Dave Maynard said...

How long do you think these things will be visible? It would be worth documenting them.

Still trying to get to Newport and Poppit at low tide.

Dave

chris johnson said...

Very interesting to see these pictures. I wonder what is to see in the river valleys as a lot of flooding has been happening I hear. At Rhosyfelin I wonder how high the river is?

I am often reminded of the little museum at Cenarth where you can see photos of a great flood a few decades back. It exceeds my imagination to see the sheer height and scale of that river at that time.

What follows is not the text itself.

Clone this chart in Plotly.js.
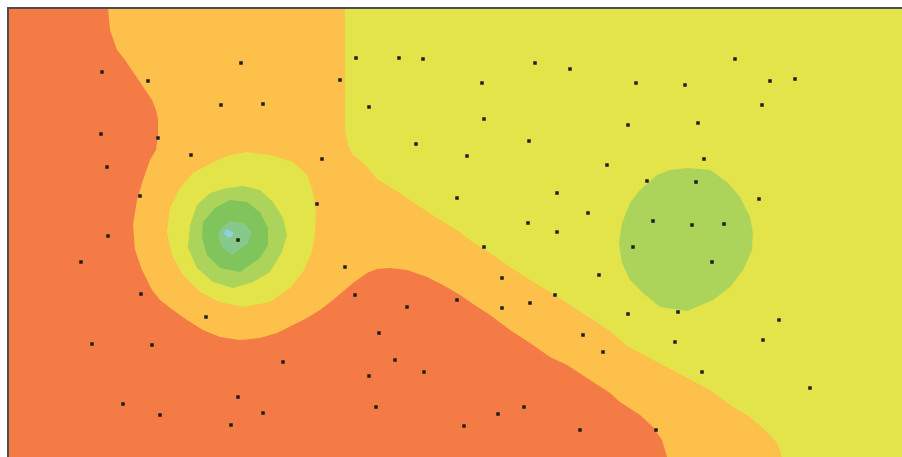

Very curious if any professional archaeologist can explain how it is possible to do secure dating on the Rhosyfelin campsite given its location.

BRIAN JOHN said...

Dave -- I expect the new exposures to be visible for a long time. In the summer, when the rocks are dry, it will be possible to scramble up and take a good look at the raised beach exposure.

Tim Holt-Wilson said...

Great! Only a Quaternary geologist's or geomorphologist's heart could beat more strongly with the intellectual and aesthetic pleasure of such a sight. I have taken the liberty of tweeting the news:
‏@tim_holt_wilson
Interglacial raised beach at Abermawr nicely revealed by recent storms - http://brian-mountainman.blogspot.co.uk/2014/01/interglacial-raised-beach-exposed-at.html @QuaternaryRA_UK #geodiversity #Wales

BRIAN JOHN said...

Thanks Tim -- hope the geomorphological twitterati are delighted with the news!!

TonyH said...

Have alerted my brother, who likes studying and exploring the landscape and is a former photography lecturer, of this news at Abermawr, not far from his home above Trefin.

Jon Morris said...

Very curious if any professional archaeologist can explain how it is possible to do secure dating on the Rhosyfelin campsite given its location.

Not a professional archaeologist, so can't really comment, but I guess you would have to keep mum about such encounters and probably get a room off-site if things went beyond the dating phase.